## SUPPLIED MATERIAL

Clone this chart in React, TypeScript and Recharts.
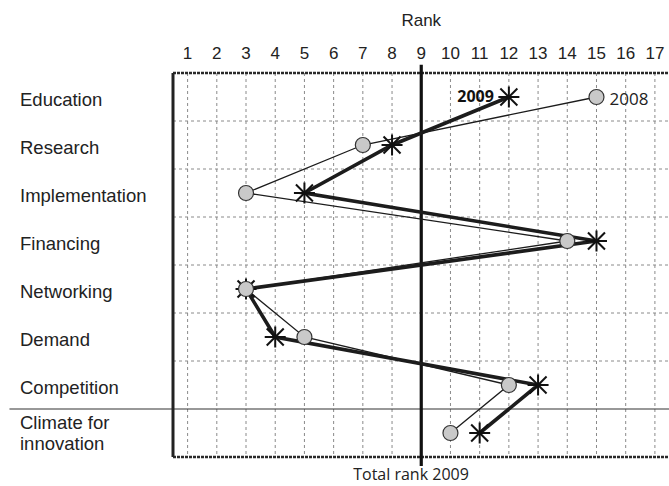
import React from "react";
import { ScatterChart, Scatter, XAxis, YAxis, CartesianGrid, ReferenceLine, ReferenceDot } from "recharts";

const categories = [
  "Education",
  "Research",
  "Implementation",
  "Financing",
  "Networking",
  "Demand",
  "Competition",
  "Climate for innovation",
];
const rank2008 = [15, 7, 3, 14, 3, 5, 12, 10];
const rank2009 = [12, 8, 5, 15, 3, 4, 13, 11];
const rankTicks = [1, 2, 3, 4, 5, 6, 7, 8, 9, 10, 11, 12, 13, 14, 15, 16, 17];
const rowTicks = [1, 2, 3, 4, 5, 6, 7, 8];
const rowDividers = [1.5, 2.5, 3.5, 4.5, 5.5, 6.5];
const totalRank2009 = 9;

const data2008 = categories.map((name, i) => ({ name, row: i + 1, rank: rank2008[i] }));
const data2009 = categories.map((name, i) => ({ name, row: i + 1, rank: rank2009[i] }));

const SANS = "'Liberation Sans', Arial, sans-serif";
const LABEL_FONT = "'Open Sans', 'Noto Sans', sans-serif";
const INK = "#1c1c1c";

const RankTick = ({ x, payload }: any) => (
  <text x={x} y={58.5} textAnchor="middle" fontFamily={SANS} fontSize={17} fill="#222">
    {payload.value}
  </text>
);

const CategoryTick = ({ y, payload }: any) => {
  const label = categories[payload.value - 1] || "";
  if (label === "Climate for innovation") {
    return (
      <text x={20} y={y - 4} fontFamily={SANS} fontSize={18.5} fill="#222">
        <tspan x={20}>Climate for</tspan>
        <tspan x={20} dy={21}>innovation</tspan>
      </text>
    );
  }
  return (
    <text x={20} y={y + 8.5} fontFamily={SANS} fontSize={18.5} fill="#222">
      {label}
    </text>
  );
};

const Asterisk = ({ cx, cy, payload }: any) => {
  const r = 10.5;
  const d = 8.5;
  return (
    <g>
      <g stroke="#111" strokeWidth={2}>
        <line x1={cx} y1={cy - r} x2={cx} y2={cy + r} />
        <line x1={cx - r} y1={cy} x2={cx + r} y2={cy} />
        <line x1={cx - d} y1={cy - d} x2={cx + d} y2={cy + d} />
        <line x1={cx - d} y1={cy + d} x2={cx + d} y2={cy - d} />
      </g>
      {payload && payload.row === 1 && (
        <text x={cx - 15} y={cy + 5} textAnchor="end" fontFamily={LABEL_FONT} fontWeight={700} fontSize={16} fill="#111">
          2009
        </text>
      )}
    </g>
  );
};

const Circle = ({ cx, cy, payload }: any) => (
  <g>
    <circle cx={cx} cy={cy} r={7.5} fill="#c9c9c9" stroke="#333" strokeWidth={1.2} />
    {payload && payload.row === 1 && (
      <text x={cx + 13} y={cy + 8} fontFamily={LABEL_FONT} fontSize={17} fill="#222">
        2008
      </text>
    )}
  </g>
);

const NoShape = () => <g />;

export default function App() {
  return (
    <div style={{ position: "absolute", left: 0, top: 0, width: 669, height: 486, overflow: "hidden", background: "#fff" }}>
      <ScatterChart width={671} height={486} margin={{ top: 0, right: 1.5, bottom: 29, left: 0 }}>
        <CartesianGrid horizontal={false} stroke="#8a8a8a" strokeDasharray="3 3" />
        <XAxis
          type="number"
          dataKey="rank"
          orientation="top"
          domain={[0.5, 17.5]}
          ticks={rankTicks}
          height={73}
          axisLine={false}
          tickLine={false}
          tick={<RankTick />}
          interval={0}
          allowDataOverflow
          label={{ value: "Rank", position: "insideTop", offset: 14, fontFamily: SANS, fontSize: 17, fill: "#222" }}
        />
        <YAxis
          type="number"
          dataKey="row"
          domain={[0.5, 8.5]}
          ticks={rowTicks}
          reversed
          width={173}
          axisLine={false}
          tickLine={false}
          tick={<CategoryTick />}
          interval={0}
          allowDataOverflow
        />
        {rowDividers.map((v) => (
          <ReferenceLine key={v} y={v} stroke="#8a8a8a" strokeDasharray="3 3" />
        ))}
        <ReferenceLine
          segment={[{ x: -5.1, y: 7.5 }, { x: 17.5, y: 7.5 }]}
          stroke="#333"
          strokeWidth={1.2}
          ifOverflow="visible"
        />
        <ReferenceLine y={0.5} stroke="#2a2a2a" strokeWidth={2.5} strokeDasharray="3 1" />
        <ReferenceLine y={8.5} stroke="#2a2a2a" strokeWidth={2.5} strokeDasharray="3 1" />
        <ReferenceLine x={0.5} stroke="#222" strokeWidth={3} />
        <ReferenceLine
          segment={[{ x: totalRank2009, y: 0.33 }, { x: totalRank2009, y: 8.69 }]}
          stroke="#111"
          strokeWidth={3.2}
          ifOverflow="visible"
        />
        <ReferenceDot
          x={totalRank2009 - 0.35}
          y={8.5}
          r={0}
          ifOverflow="visible"
          label={{ value: "Total rank 2009", position: "bottom", offset: 12, fontFamily: LABEL_FONT, fontSize: 16, fill: "#222" }}
        />
        <Scatter
          data={data2008}
          line={{ stroke: INK, strokeWidth: 1.3 }}
          lineType="joint"
          shape={<NoShape />}
          isAnimationActive={false}
        />
        <Scatter
          data={data2009}
          line={{ stroke: INK, strokeWidth: 3.6 }}
          lineType="joint"
          shape={<Asterisk />}
          isAnimationActive={false}
        />
        <Scatter data={data2008} shape={<Circle />} isAnimationActive={false} />
      </ScatterChart>
    </div>
  );
}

## WORK INSTRUCTIONS
Restate the whole listing above exactly, please, omitting every image.

## CORRECT OUTPUT
Clone this chart in React, TypeScript and Recharts.
import React from "react";
import { ScatterChart, Scatter, XAxis, YAxis, CartesianGrid, ReferenceLine, ReferenceDot } from "recharts";

const categories = [
  "Education",
  "Research",
  "Implementation",
  "Financing",
  "Networking",
  "Demand",
  "Competition",
  "Climate for innovation",
];
const rank2008 = [15, 7, 3, 14, 3, 5, 12, 10];
const rank2009 = [12, 8, 5, 15, 3, 4, 13, 11];
const rankTicks = [1, 2, 3, 4, 5, 6, 7, 8, 9, 10, 11, 12, 13, 14, 15, 16, 17];
const rowTicks = [1, 2, 3, 4, 5, 6, 7, 8];
const rowDividers = [1.5, 2.5, 3.5, 4.5, 5.5, 6.5];
const totalRank2009 = 9;

const data2008 = categories.map((name, i) => ({ name, row: i + 1, rank: rank2008[i] }));
const data2009 = categories.map((name, i) => ({ name, row: i + 1, rank: rank2009[i] }));

const SANS = "'Liberation Sans', Arial, sans-serif";
const LABEL_FONT = "'Open Sans', 'Noto Sans', sans-serif";
const INK = "#1c1c1c";

const RankTick = ({ x, payload }: any) => (
  <text x={x} y={58.5} textAnchor="middle" fontFamily={SANS} fontSize={17} fill="#222">
    {payload.value}
  </text>
);

const CategoryTick = ({ y, payload }: any) => {
  const label = categories[payload.value - 1] || "";
  if (label === "Climate for innovation") {
    return (
      <text x={20} y={y - 4} fontFamily={SANS} fontSize={18.5} fill="#222">
        <tspan x={20}>Climate for</tspan>
        <tspan x={20} dy={21}>innovation</tspan>
      </text>
    );
  }
  return (
    <text x={20} y={y + 8.5} fontFamily={SANS} fontSize={18.5} fill="#222">
      {label}
    </text>
  );
};

const Asterisk = ({ cx, cy, payload }: any) => {
  const r = 10.5;
  const d = 8.5;
  return (
    <g>
      <g stroke="#111" strokeWidth={2}>
        <line x1={cx} y1={cy - r} x2={cx} y2={cy + r} />
        <line x1={cx - r} y1={cy} x2={cx + r} y2={cy} />
        <line x1={cx - d} y1={cy - d} x2={cx + d} y2={cy + d} />
        <line x1={cx - d} y1={cy + d} x2={cx + d} y2={cy - d} />
      </g>
      {payload && payload.row === 1 && (
        <text x={cx - 15} y={cy + 5} textAnchor="end" fontFamily={LABEL_FONT} fontWeight={700} fontSize={16} fill="#111">
          2009
        </text>
      )}
    </g>
  );
};

const Circle = ({ cx, cy, payload }: any) => (
  <g>
    <circle cx={cx} cy={cy} r={7.5} fill="#c9c9c9" stroke="#333" strokeWidth={1.2} />
    {payload && payload.row === 1 && (
      <text x={cx + 13} y={cy + 8} fontFamily={LABEL_FONT} fontSize={17} fill="#222">
        2008
      </text>
    )}
  </g>
);

const NoShape = () => <g />;

export default function App() {
  return (
    <div style={{ position: "absolute", left: 0, top: 0, width: 669, height: 486, overflow: "hidden", background: "#fff" }}>
      <ScatterChart width={671} height={486} margin={{ top: 0, right: 1.5, bottom: 29, left: 0 }}>
        <CartesianGrid horizontal={false} stroke="#8a8a8a" strokeDasharray="3 3" />
        <XAxis
          type="number"
          dataKey="rank"
          orientation="top"
          domain={[0.5, 17.5]}
          ticks={rankTicks}
          height={73}
          axisLine={false}
          tickLine={false}
          tick={<RankTick />}
          interval={0}
          allowDataOverflow
          label={{ value: "Rank", position: "insideTop", offset: 14, fontFamily: SANS, fontSize: 17, fill: "#222" }}
        />
        <YAxis
          type="number"
          dataKey="row"
          domain={[0.5, 8.5]}
          ticks={rowTicks}
          reversed
          width={173}
          axisLine={false}
          tickLine={false}
          tick={<CategoryTick />}
          interval={0}
          allowDataOverflow
        />
        {rowDividers.map((v) => (
          <ReferenceLine key={v} y={v} stroke="#8a8a8a" strokeDasharray="3 3" />
        ))}
        <ReferenceLine
          segment={[{ x: -5.1, y: 7.5 }, { x: 17.5, y: 7.5 }]}
          stroke="#333"
          strokeWidth={1.2}
          ifOverflow="visible"
        />
        <ReferenceLine y={0.5} stroke="#2a2a2a" strokeWidth={2.5} strokeDasharray="3 1" />
        <ReferenceLine y={8.5} stroke="#2a2a2a" strokeWidth={2.5} strokeDasharray="3 1" />
        <ReferenceLine x={0.5} stroke="#222" strokeWidth={3} />
        <ReferenceLine
          segment={[{ x: totalRank2009, y: 0.33 }, { x: totalRank2009, y: 8.69 }]}
          stroke="#111"
          strokeWidth={3.2}
          ifOverflow="visible"
        />
        <ReferenceDot
          x={totalRank2009 - 0.35}
          y={8.5}
          r={0}
          ifOverflow="visible"
          label={{ value: "Total rank 2009", position: "bottom", offset: 12, fontFamily: LABEL_FONT, fontSize: 16, fill: "#222" }}
        />
        <Scatter
          data={data2008}
          line={{ stroke: INK, strokeWidth: 1.3 }}
          lineType="joint"
          shape={<NoShape />}
          isAnimationActive={false}
        />
        <Scatter
          data={data2009}
          line={{ stroke: INK, strokeWidth: 3.6 }}
          lineType="joint"
          shape={<Asterisk />}
          isAnimationActive={false}
        />
        <Scatter data={data2008} shape={<Circle />} isAnimationActive={false} />
      </ScatterChart>
    </div>
  );
}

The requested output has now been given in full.